Free fun for Children’s Day in Little Tokyo!

Free fun for Children’s Day in Little Tokyo!

Event Recap

An AAPI market in celebration of AAPI month, a meet-and-greet with Jun Endo from ACFC, a golf ball art activity by LAGC, Olympian Sakura Kokumai teaching karate, hip hop, Japanese dance, and music performances, and MORE?? Yup, all of this (and more) went down at Budokan for Children’s Day this year!

On Saturday, May 4th, 2024, Terasaki Budokan hosted the third annual Kibō Nobori festival, a celebration of the Japanese holiday Children’s Day. This was a free event open for the community to enjoy. Kibō Nobori, planned in partnership between Terasaki Budokan, co-mrkt, artist Faith-Ann Kiwa Young, and Tanoshii Project, and sponsored by Angel City Football Club, Los Angeles Golf Club, Composer Talk, and Sanzo was a fun-filled day featuring art, music, performances, a marketplace, food, and activities for the whole family. Plus, this year was the first time we hosted the event in collaboration with JACCC and Kizuna with their Kodomo no Hi event, which happened on the same day in Little Tokyo! Guests were encouraged to visit both campuses to enjoy all Little Tokyo had to offer for Children’s Day.

Kibō Nobori art installations will be up at Terasaki Budokan for the first half of May, so be sure to check out Amabelle Aguiluzs sculpture in Terasaki Budokan’s courtyard, Shizuka Kusayanagis painting prints in the lobby, and Kibo Nobori founder’s, Faith-Ann Kiwa Young, flag installations in the outdoor plaza and playground.

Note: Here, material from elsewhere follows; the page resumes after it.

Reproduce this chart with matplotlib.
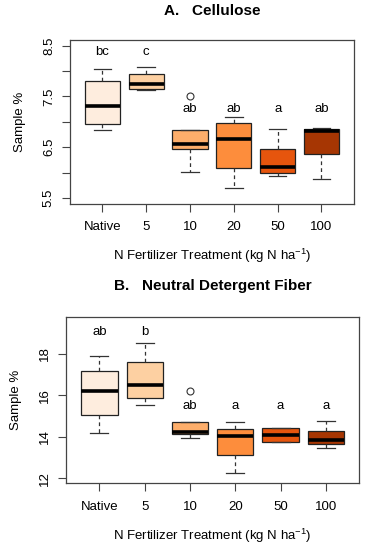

First-time attendee Courtney said, “This was my first time coming to Kibo with our one-year-old, and we had such a great time! There were plenty of activities and performances we were able to enjoy and so many memories we were able to make. We can’t wait to come back next year!” Her husband, and Director of Budokan, Ryan added, “It’s so great to have an event I can take our son to as a way to connect him with his Japanese culture. Being able to screen print our own tote bag, try food from a variety of AAPI vendors, and watch traditional Japanese folk dance as a family was so special.”

Not only was the programming of the event lively, but a flag art installation above Budokan’s plaza brought even more color and vibrancy to the celebration. Kibō Nobori (きぼう のぼり), which translates to “hope flags,” was the idea of half-Japanese artist, Faith-Ann Young, to honor her culture and spread hope and joy within the community. She says, “I’m passionate about creating colorful, immersive art and spaces, where people can reflect, connect, and heal.”

One of the highlights of the day was an impromptu hula performance by Ohana Hula, a program here at Budokan. After their class ended in our community room, they decided to head over to the plaza and perform a few pieces. In addition to the seasoned hula program participants, two little girls had just joined for the first time. With help from their mom, they performed with the rest of their classmates and instructors- and it was a big hit

Later in the day, a first-time attendee strolled into the event because he heard music and saw the flags. He said it seemed so welcoming, so he wanted to check it out and ended up staying for the last performance and enjoyed boba from one of the vendors!

Hear from the Community!

Talking with some of our sponsors and performers, it was great to see how much everyone enjoyed Kibō Nobori this year:

LAGC said they were honored to kick off AANHPI Month with Kibō Nobori by sponsoring the event and bringing a super fun activity to the kiddos. 

Music performer, Stephanie Yanez, said she was so honored to be a part of an event like this and that she hopes to join next year. 

One of the co-mrkt vendors thanked the Budokan team after the event saying that it was so special and had a great energy to it.

Friidom, one of the dance performers, commented on how performing in a setting like this really enabled him to connect with the kids. He hopes that all of the art that was showcased at Kib teaches them about expressing themselves and how important creativity is. 

ACFC’s Senior Manager of Community Outreach, Sulema, said, “Joy was palpable in every activity that took place during the day from guests and staff alike. I was blown away by the amazing performances and am thankful I had the opportunity to learn about Japanese culture in such an inclusive and welcoming environment.”

Thank you to everyone who volunteered, supported the co-mrkt vendors, watched the performances, joined the activities, and came out- you made Kibō Nobori a success!